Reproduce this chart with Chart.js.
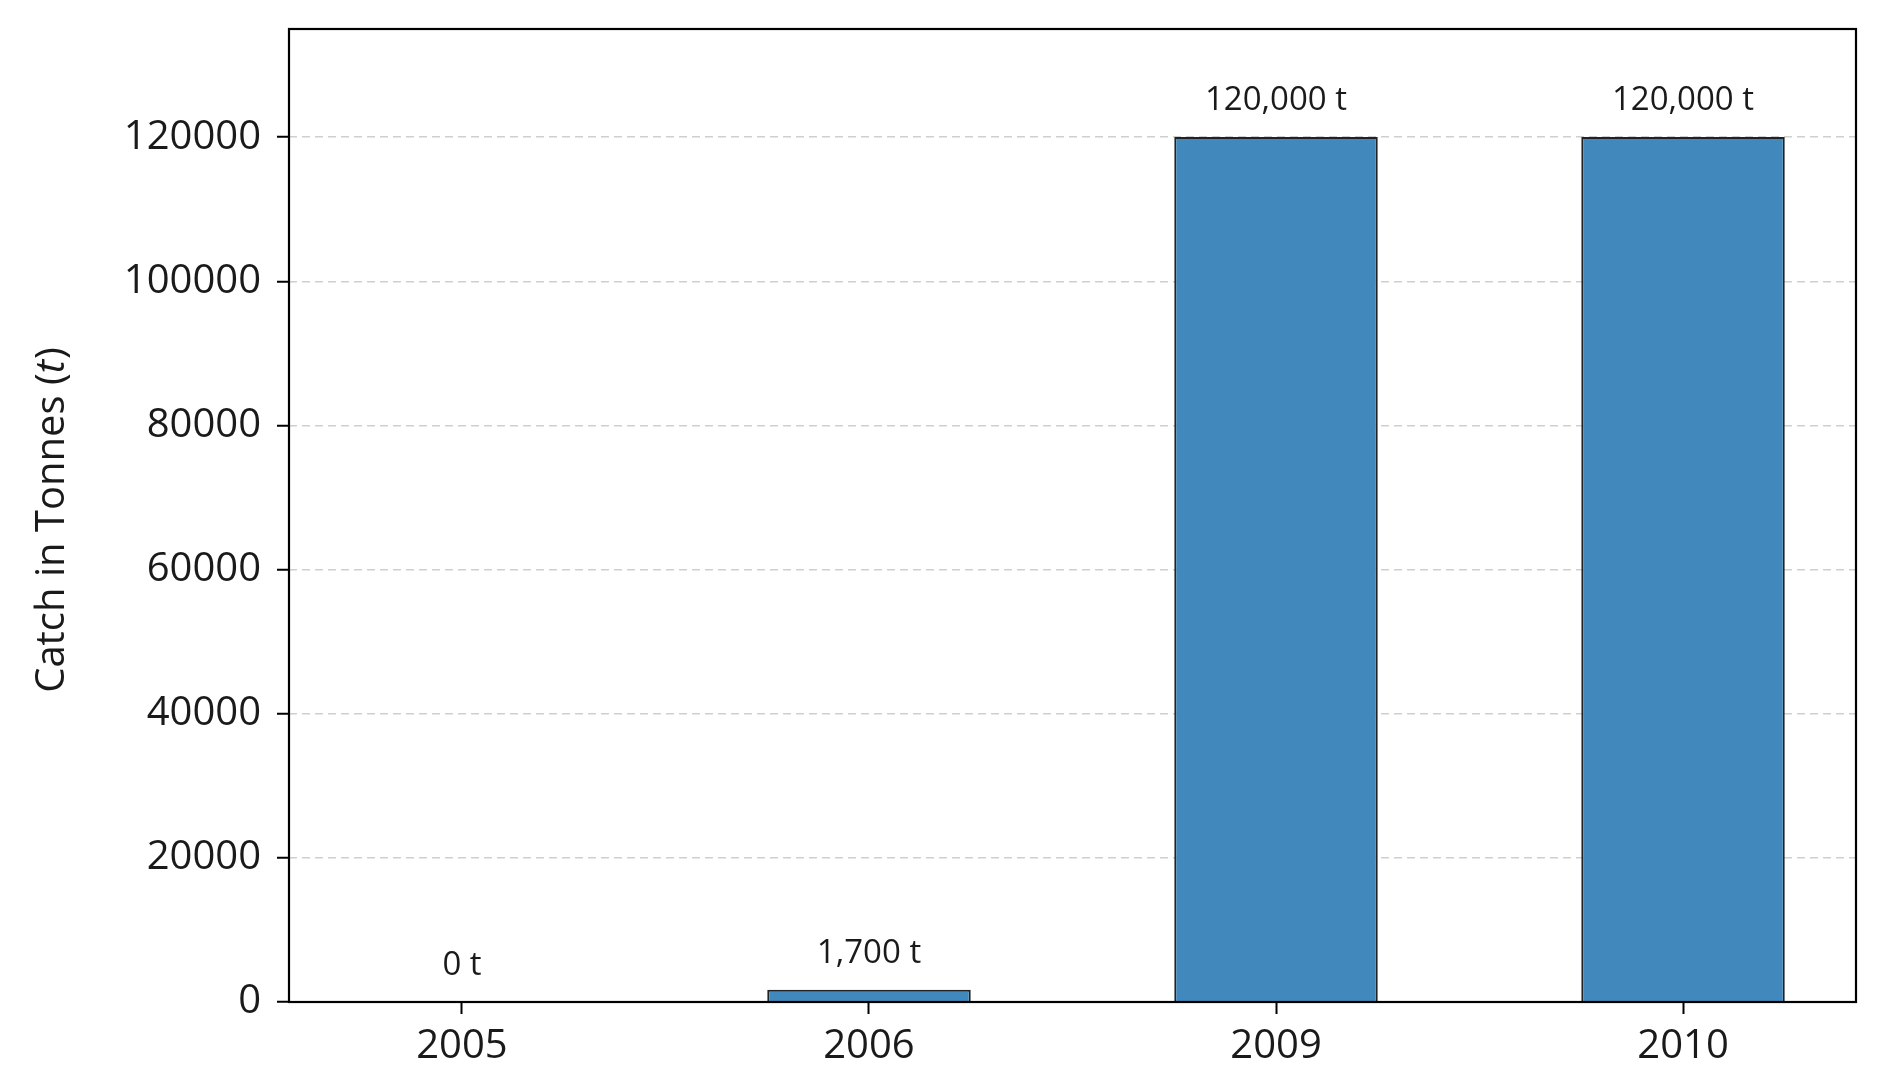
<!DOCTYPE html>
<html>
<head>
<meta charset="utf-8">
<script src="https://cdn.jsdelivr.net/npm/chart.js@4.4.1/dist/chart.umd.min.js"></script>
<style>
html,body{margin:0;padding:0;background:#fff;}
#wrap{width:1880px;height:1084px;}
</style>
</head>
<body>
<div id="wrap"><canvas id="c" width="1880" height="1084"></canvas></div>
<script>
const categories = ["2005", "2006", "2009", "2010"];
const catchTonnes = [0, 1700, 120000, 120000];
const yTickValues = [0, 20000, 40000, 60000, 80000, 100000, 120000];
const yLabelMain = "Catch in Tonnes (";
const yLabelItalic = "t";
const yLabelEnd = ")";

const FONT = "'Open Sans', sans-serif";

const framePlugin = {
  id: 'frame',
  afterDraw(chart) {
    const {ctx, chartArea: a} = chart;
    ctx.save();
    ctx.strokeStyle = '#000';
    ctx.lineWidth = 2.2;
    ctx.strokeRect(a.left, a.top, a.right - a.left, a.bottom - a.top);
    ctx.translate(53, (a.top + a.bottom) / 2 + 5);
    ctx.rotate(-Math.PI / 2);
    ctx.fillStyle = '#1a1a1a';
    ctx.textBaseline = 'middle';
    const f1 = "40px " + FONT, f2 = "italic 40px " + FONT;
    ctx.font = f1; const w1 = ctx.measureText(yLabelMain).width; const w3 = ctx.measureText(yLabelEnd).width;
    ctx.font = f2; const w2 = ctx.measureText(yLabelItalic).width;
    let x = -(w1 + w2 + w3) / 2;
    ctx.textAlign = 'left';
    ctx.font = f1; ctx.fillText(yLabelMain, x, 0); x += w1;
    ctx.font = f2; ctx.fillText(yLabelItalic, x, 0); x += w2 + 1;
    ctx.font = f1; ctx.fillText(yLabelEnd, x, 0);
    ctx.restore();
  },
  afterDatasetsDraw(chart) {
    const {ctx} = chart;
    const meta = chart.getDatasetMeta(0);
    ctx.save();
    ctx.fillStyle = '#1a1a1a';
    ctx.font = "33px " + FONT;
    ctx.textAlign = 'center';
    ctx.textBaseline = 'alphabetic';
    meta.data.forEach((bar, i) => {
      const v = catchTonnes[i];
      ctx.fillText(v.toLocaleString('en-US') + ' t', bar.x, bar.y - 27);
    });
    ctx.restore();
  }
};

new Chart(document.getElementById('c'), {
  type: 'bar',
  data: {
    datasets: [{
      data: catchTonnes.map((v, i) => ({x: i, y: v})),
      backgroundColor: '#4189bd',
      borderColor: '#1f2326',
      borderWidth: 2,
      categoryPercentage: 1.0,
      barPercentage: 0.5
    }]
  },
  options: {
    responsive: false,
    animation: false,
    events: [],
    layout: {padding: {top: 29, right: 24, left: 0, bottom: 0}},
    plugins: {legend: {display: false}, tooltip: {enabled: false}},
    scales: {
      x: {
        type: 'linear',
        min: -0.425,
        max: 3.425,
        offset: false,
        afterBuildTicks(scale) { scale.ticks = categories.map((c, i) => ({value: i})); },
        afterFit(scale) { scale.height = 82; scale.paddingLeft = 0; scale.paddingRight = 0; },
        ticks: {
          callback: (v) => categories[v],
          font: {family: FONT, size: 40},
          color: '#1a1a1a',
          padding: 9,
          maxRotation: 0,
          autoSkip: false
        },
        grid: {offset: false, drawOnChartArea: false, drawTicks: true, tickLength: 12, tickWidth: 2, tickColor: '#000'},
        border: {display: false}
      },
      y: {
        type: 'linear',
        min: 0,
        max: 135000,
        afterBuildTicks(scale) { scale.ticks = yTickValues.map(v => ({value: v})); },
        afterFit(scale) { scale.width = 289; scale.paddingTop = 0; scale.paddingBottom = 0; },
        ticks: {
          font: {family: FONT, size: 40},
          color: '#1a1a1a',
          padding: 16,
          callback: (v) => String(v)
        },
        grid: {
          color: '#cfcfcf',
          lineWidth: 1.5,
          tickLength: 12,
          tickWidth: 2,
          tickColor: '#000',
          tickBorderDash: []
        },
        border: {display: false, dash: [8, 5]}
      }
    }
  },
  plugins: [framePlugin]
});
</script>
</body>
</html>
□ □ □ □
Exercise aim.
In your copy, leave out the pictures and reproduce the material above exactly.

Result of this exercise.
Reproduce this chart with Chart.js.
<!DOCTYPE html>
<html>
<head>
<meta charset="utf-8">
<script src="https://cdn.jsdelivr.net/npm/chart.js@4.4.1/dist/chart.umd.min.js"></script>
<style>
html,body{margin:0;padding:0;background:#fff;}
#wrap{width:1880px;height:1084px;}
</style>
</head>
<body>
<div id="wrap"><canvas id="c" width="1880" height="1084"></canvas></div>
<script>
const categories = ["2005", "2006", "2009", "2010"];
const catchTonnes = [0, 1700, 120000, 120000];
const yTickValues = [0, 20000, 40000, 60000, 80000, 100000, 120000];
const yLabelMain = "Catch in Tonnes (";
const yLabelItalic = "t";
const yLabelEnd = ")";

const FONT = "'Open Sans', sans-serif";

const framePlugin = {
  id: 'frame',
  afterDraw(chart) {
    const {ctx, chartArea: a} = chart;
    ctx.save();
    ctx.strokeStyle = '#000';
    ctx.lineWidth = 2.2;
    ctx.strokeRect(a.left, a.top, a.right - a.left, a.bottom - a.top);
    ctx.translate(53, (a.top + a.bottom) / 2 + 5);
    ctx.rotate(-Math.PI / 2);
    ctx.fillStyle = '#1a1a1a';
    ctx.textBaseline = 'middle';
    const f1 = "40px " + FONT, f2 = "italic 40px " + FONT;
    ctx.font = f1; const w1 = ctx.measureText(yLabelMain).width; const w3 = ctx.measureText(yLabelEnd).width;
    ctx.font = f2; const w2 = ctx.measureText(yLabelItalic).width;
    let x = -(w1 + w2 + w3) / 2;
    ctx.textAlign = 'left';
    ctx.font = f1; ctx.fillText(yLabelMain, x, 0); x += w1;
    ctx.font = f2; ctx.fillText(yLabelItalic, x, 0); x += w2 + 1;
    ctx.font = f1; ctx.fillText(yLabelEnd, x, 0);
    ctx.restore();
  },
  afterDatasetsDraw(chart) {
    const {ctx} = chart;
    const meta = chart.getDatasetMeta(0);
    ctx.save();
    ctx.fillStyle = '#1a1a1a';
    ctx.font = "33px " + FONT;
    ctx.textAlign = 'center';
    ctx.textBaseline = 'alphabetic';
    meta.data.forEach((bar, i) => {
      const v = catchTonnes[i];
      ctx.fillText(v.toLocaleString('en-US') + ' t', bar.x, bar.y - 27);
    });
    ctx.restore();
  }
};

new Chart(document.getElementById('c'), {
  type: 'bar',
  data: {
    datasets: [{
      data: catchTonnes.map((v, i) => ({x: i, y: v})),
      backgroundColor: '#4189bd',
      borderColor: '#1f2326',
      borderWidth: 2,
      categoryPercentage: 1.0,
      barPercentage: 0.5
    }]
  },
  options: {
    responsive: false,
    animation: false,
    events: [],
    layout: {padding: {top: 29, right: 24, left: 0, bottom: 0}},
    plugins: {legend: {display: false}, tooltip: {enabled: false}},
    scales: {
      x: {
        type: 'linear',
        min: -0.425,
        max: 3.425,
        offset: false,
        afterBuildTicks(scale) { scale.ticks = categories.map((c, i) => ({value: i})); },
        afterFit(scale) { scale.height = 82; scale.paddingLeft = 0; scale.paddingRight = 0; },
        ticks: {
          callback: (v) => categories[v],
          font: {family: FONT, size: 40},
          color: '#1a1a1a',
          padding: 9,
          maxRotation: 0,
          autoSkip: false
        },
        grid: {offset: false, drawOnChartArea: false, drawTicks: true, tickLength: 12, tickWidth: 2, tickColor: '#000'},
        border: {display: false}
      },
      y: {
        type: 'linear',
        min: 0,
        max: 135000,
        afterBuildTicks(scale) { scale.ticks = yTickValues.map(v => ({value: v})); },
        afterFit(scale) { scale.width = 289; scale.paddingTop = 0; scale.paddingBottom = 0; },
        ticks: {
          font: {family: FONT, size: 40},
          color: '#1a1a1a',
          padding: 16,
          callback: (v) => String(v)
        },
        grid: {
          color: '#cfcfcf',
          lineWidth: 1.5,
          tickLength: 12,
          tickWidth: 2,
          tickColor: '#000',
          tickBorderDash: []
        },
        border: {display: false, dash: [8, 5]}
      }
    }
  },
  plugins: [framePlugin]
});
</script>
</body>
</html>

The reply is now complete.